In an interview with eWEEK, Ritika Gunnar, vice president of Offering Management for IBM Analytics, described the new IBM Data Science Experience as a cloud-based development environment for real-time, high-performance analytics that gives data scientists and developers the ability to access and ingest vast amounts of data and deliver new business insights.

IBM made the announcement at Spark Summit 2016 in San Francisco. Last year at this event, IBM initiated a $300 million investment in making Spark the analytics operating system for the company’s big data efforts. This move builds on the $300 million investment. Gunnar would not put a price tag on this year’s launch, but said it was but a “drumbeat” among many more to come.

The new Data Science Experience will run on IBM’s Bluemix cloud development platform and will simplify the work of embedding data and machine learning into cloud applications, Gunnar said.

“We are enabling the data science community to build machine learning applications very efficiently by leveraging Spark,” Gunnar told eWEEK. “We made a big commitment last year into development resources and into investment in core open-source Apache Spark because we believed it was transforming how analytics were being run across businesses.

IBM not only put development investment into the open componentry itself, but over the past year, the company built well over 30 internal applications on Apache Spark, she said.

IBM interviewed a large number of data science professionals and concluded that data science as practiced today is an “individual sport,” Gunnar said. With the Data Science Experience, IBM is attempting to make it a team sport, she noted. This is particularly important as businesses try to use more forms of data across more parts of organizations to make faster, better business decisions.

There is a shortage of data science skills in the market today. Many people aspire to be data science professionals, and as a result, there is a huge need for them to be able to understand the science better using practical, real-world examples. IBM’s new project gives data science professionals the ability to learn, create and collaborate.
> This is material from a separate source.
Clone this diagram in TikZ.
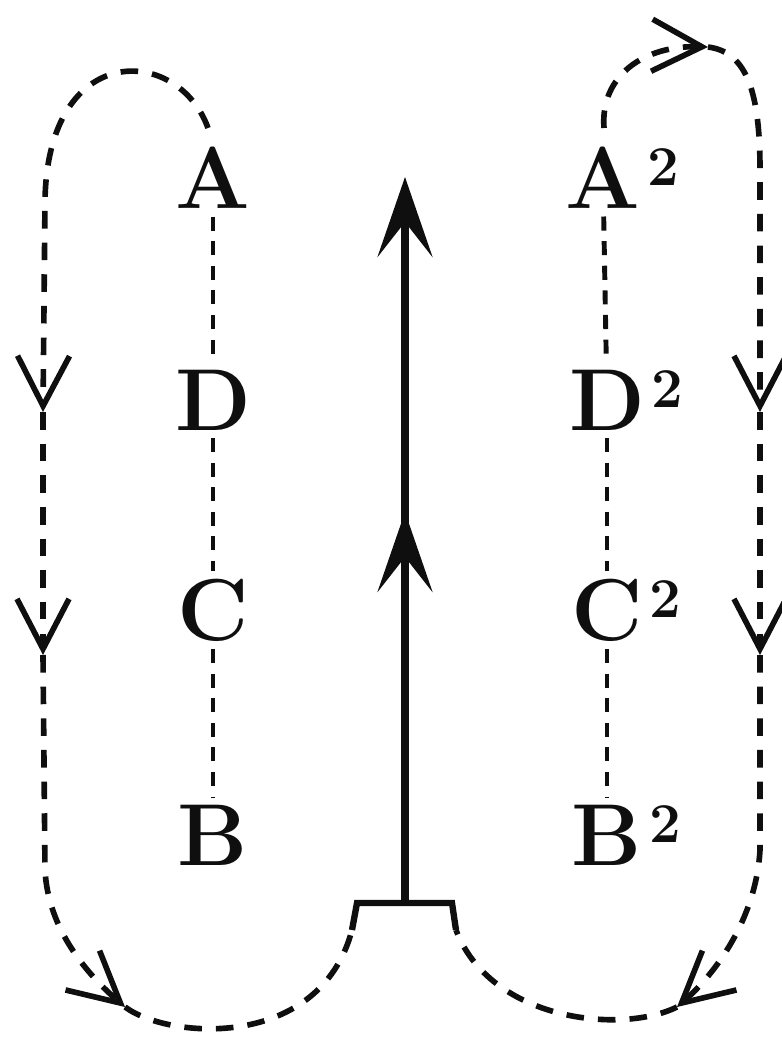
\documentclass[tikz,border=0pt]{standalone}
\usepackage{tikz}
\usetikzlibrary{arrows.meta}
\definecolor{inkBlack}{RGB}{15,15,15}
\tikzset{
    letter/.style={font=\fontsize{25}{30}\selectfont\bfseries, text=inkBlack, inner sep=2pt},
    chain/.style={draw=inkBlack, line width=1.4pt, dash pattern=on 4pt off 3pt},
    circuit/.style={draw=inkBlack, line width=1.6pt, dash pattern=on 5pt off 4pt},
    barb/.style={circuit, -{Straight Barb[length=5mm, width=5.2mm]}},
    shaft/.style={draw=inkBlack, line width=2pt, -{Stealth[length=8mm, width=5.5mm, inset=3.5mm]}},
    stand/.style={draw=inkBlack, line width=1.8pt}
}
\newcommand{\sqmark}{\rlap{\hspace{2pt}\raisebox{6.5pt}{\fontsize{16}{18}\selectfont\bfseries 2}}}

\begin{document}
\begin{tikzpicture}[x=0.01cm, y=-0.01cm]
  \useasboundingbox (0,0) rectangle (782,1042);

  % Left chain
  \node[letter] (la) at (213,178) {A};
  \node[letter] (ld) at (213,400) {D};
  \node[letter] (lc) at (213,610) {C};
  \node[letter] (lb) at (213,835) {B};
  \draw[chain] (la) -- (ld);
  \draw[chain] (ld) -- (lc);
  \draw[chain] (lc) -- (lb);

  % Right chain
  \node[letter] (ra) at (603,178) {A\sqmark};
  \node[letter] (rd) at (607,400) {D\sqmark};
  \node[letter] (rc) at (607,610) {C\sqmark};
  \node[letter] (rb) at (607,835) {B\sqmark};
  \draw[chain] (ra) -- (rd);
  \draw[chain] (rd) -- (rc);
  \draw[chain] (rc) -- (rb);

  % Stand and central arrow
  \coordinate (bl) at (352,930);
  \coordinate (blt) at (357,903);
  \coordinate (brt) at (452,903);
  \coordinate (br) at (456,930);
  \coordinate (stem) at (405,903);
  \coordinate (mid) at (405,512);
  \coordinate (top) at (405,177);
  \draw[stand] (bl) -- (blt) -- (brt) -- (br);
  \draw[shaft] (stem) -- (top);
  \draw[shaft] (stem) -- (mid);

  % Left loop
  \coordinate (l0) at (208,128);
  \coordinate (l1) at (43,412);
  \coordinate (l2) at (43,655);
  \coordinate (l3) at (125,1007);
  \draw[barb] (l0) .. controls (178,45) and (48,40) .. (45,200) -- (l1);
  \draw[barb] (l1) -- (l2);
  \draw[barb] (l2) -- (45,870) .. controls (48,930) and (88,975) .. (l3);
  \draw[circuit] (l3) .. controls (170,1040) and (320,1050) .. (bl);

  % Right loop
  \coordinate (r0) at (604,128);
  \coordinate (rt) at (708,47);
  \coordinate (r1) at (760,412);
  \coordinate (r2) at (760,655);
  \coordinate (r3) at (677,1007);
  \draw[barb] (r0) .. controls (600,75) and (645,45) .. (rt);
  \draw[barb] (rt) .. controls (748,52) and (760,95) .. (760,170) -- (r1);
  \draw[barb] (r1) -- (r2);
  \draw[barb] (r2) -- (760,850) .. controls (756,920) and (714,975) .. (r3);
  \draw[circuit] (r3) .. controls (620,1035) and (490,1020) .. (br);
\end{tikzpicture}
\end{document}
So one of the first things the Data Science Experience provides is content to help data scientists understand what they need to know, and also provides a platform to help them create algorithms, solutions and insights that can be built on open tooling. The open nature of the project shows through here, because no matter what language the users learned on, IBM will help them get started creating insights from whatever data they have.

“And to make it a team sport, we enable you to share what you’ve learned or what you’ve built with the rest of the data science community through what we’re calling an exchange,” Gunnar said. “The Data Science Experience enables organizations to collaborate across what they build. Sharing and collaborating is a big part of what we do.”

The Data Science Experience brings together content, data, models, and open-source resources from IBM and others, including H2O, RStudio and Jupyter Notebooks on Apache Spark. Moreover, any model built in the Data Science Experience can be extended to real-world applications through IBM MobileFirst, the Web, IBM’s Internet of things (IoT) technology or IBM’s cognitive solutions.

In related news, IBM announced that it joined the R Consortium to advance the R programming language for data science applications. With that move, IBM is extending the agility of Spark to more than 2 million members of the R community through new contributions to SparkR, SparkSQL and Apache SparkML.